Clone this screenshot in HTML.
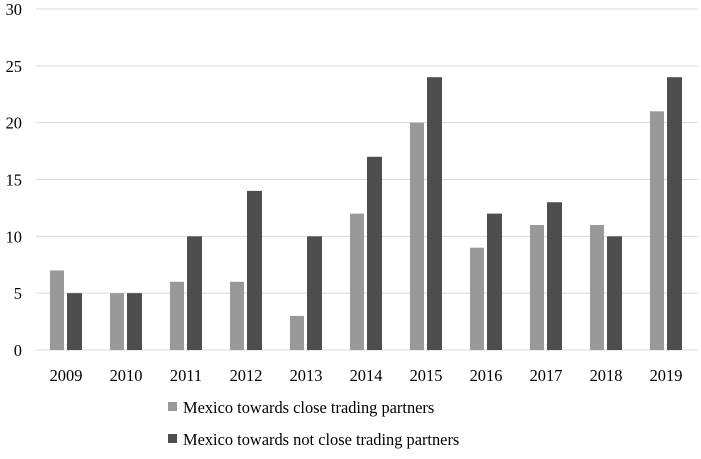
<!DOCTYPE html>
<html><head><meta charset="utf-8"><style>
body{margin:0;background:#fff;}
svg text{font-family:"Liberation Serif",serif;font-size:16.4px;fill:#000;}
</style></head><body>
<svg width="701" height="454" id="c"></svg>
<script>
const categories=["2009","2010","2011","2012","2013","2014","2015","2016","2017","2018","2019"];
const closeValues=[7,5,6,6,3,12,20,9,11,11,21];
const notCloseValues=[5,5,10,14,10,17,24,12,13,10,24];
const yTicks=[0,5,10,15,20,25,30];
const seriesNames=["Mexico towards close trading partners","Mexico towards not close trading partners"];
const NS="http://www.w3.org/2000/svg";
const svg=document.getElementById('c');
const x0=36,band=60,y0=350,yTop=9,yMax=30;
const y=v=>y0-(v/yMax)*(y0-yTop);
const xc=i=>x0+band*i+band/2;
function mk(t,a){const e=document.createElementNS(NS,t);for(const k in a)e.setAttribute(k,a[k]);svg.appendChild(e);return e;}
yTicks.forEach(t=>{
 const l=mk('line',{x1:x0,x2:698,y1:y(t),y2:y(t),stroke:'#d9d9d9','stroke-width':1});
 
 
 const tx=mk('text',{x:22,y:y(t)+6,'text-anchor':'end'});tx.textContent=t;
 
 
});
categories.forEach((c,i)=>{
 const b1=mk('rect',{x:xc(i)-16,y:y(closeValues[i]),width:14,height:y0-y(closeValues[i]),fill:'#999999'});
 
 
 const b2=mk('rect',{x:xc(i)+1,y:y(notCloseValues[i]),width:15,height:y0-y(notCloseValues[i]),fill:'#4d4d4d'});
 
 
 const tx=mk('text',{x:xc(i),y:381,'text-anchor':'middle'});tx.textContent=c;
 
 
});
const cols=['#999999','#4d4d4d'];
seriesNames.forEach((n,i)=>{
 const yy=413+i*32;
 const r=mk('rect',{x:168,y:yy-11,width:9,height:9,fill:cols[i]});
 
 
 const t=mk('text',{x:183,y:yy});t.textContent=n;
 
 
});
</script>
</body></html>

----

→ Work instructions
Reproduce the material above verbatim; omit every picture.

→ The result
Clone this screenshot in HTML.
<!DOCTYPE html>
<html><head><meta charset="utf-8"><style>
body{margin:0;background:#fff;}
svg text{font-family:"Liberation Serif",serif;font-size:16.4px;fill:#000;}
</style></head><body>
<svg width="701" height="454" id="c"></svg>
<script>
const categories=["2009","2010","2011","2012","2013","2014","2015","2016","2017","2018","2019"];
const closeValues=[7,5,6,6,3,12,20,9,11,11,21];
const notCloseValues=[5,5,10,14,10,17,24,12,13,10,24];
const yTicks=[0,5,10,15,20,25,30];
const seriesNames=["Mexico towards close trading partners","Mexico towards not close trading partners"];
const NS="http://www.w3.org/2000/svg";
const svg=document.getElementById('c');
const x0=36,band=60,y0=350,yTop=9,yMax=30;
const y=v=>y0-(v/yMax)*(y0-yTop);
const xc=i=>x0+band*i+band/2;
function mk(t,a){const e=document.createElementNS(NS,t);for(const k in a)e.setAttribute(k,a[k]);svg.appendChild(e);return e;}
yTicks.forEach(t=>{
 const l=mk('line',{x1:x0,x2:698,y1:y(t),y2:y(t),stroke:'#d9d9d9','stroke-width':1});
 
 
 const tx=mk('text',{x:22,y:y(t)+6,'text-anchor':'end'});tx.textContent=t;
 
 
});
categories.forEach((c,i)=>{
 const b1=mk('rect',{x:xc(i)-16,y:y(closeValues[i]),width:14,height:y0-y(closeValues[i]),fill:'#999999'});
 
 
 const b2=mk('rect',{x:xc(i)+1,y:y(notCloseValues[i]),width:15,height:y0-y(notCloseValues[i]),fill:'#4d4d4d'});
 
 
 const tx=mk('text',{x:xc(i),y:381,'text-anchor':'middle'});tx.textContent=c;
 
 
});
const cols=['#999999','#4d4d4d'];
seriesNames.forEach((n,i)=>{
 const yy=413+i*32;
 const r=mk('rect',{x:168,y:yy-11,width:9,height:9,fill:cols[i]});
 
 
 const t=mk('text',{x:183,y:yy});t.textContent=n;
 
 
});
</script>
</body></html>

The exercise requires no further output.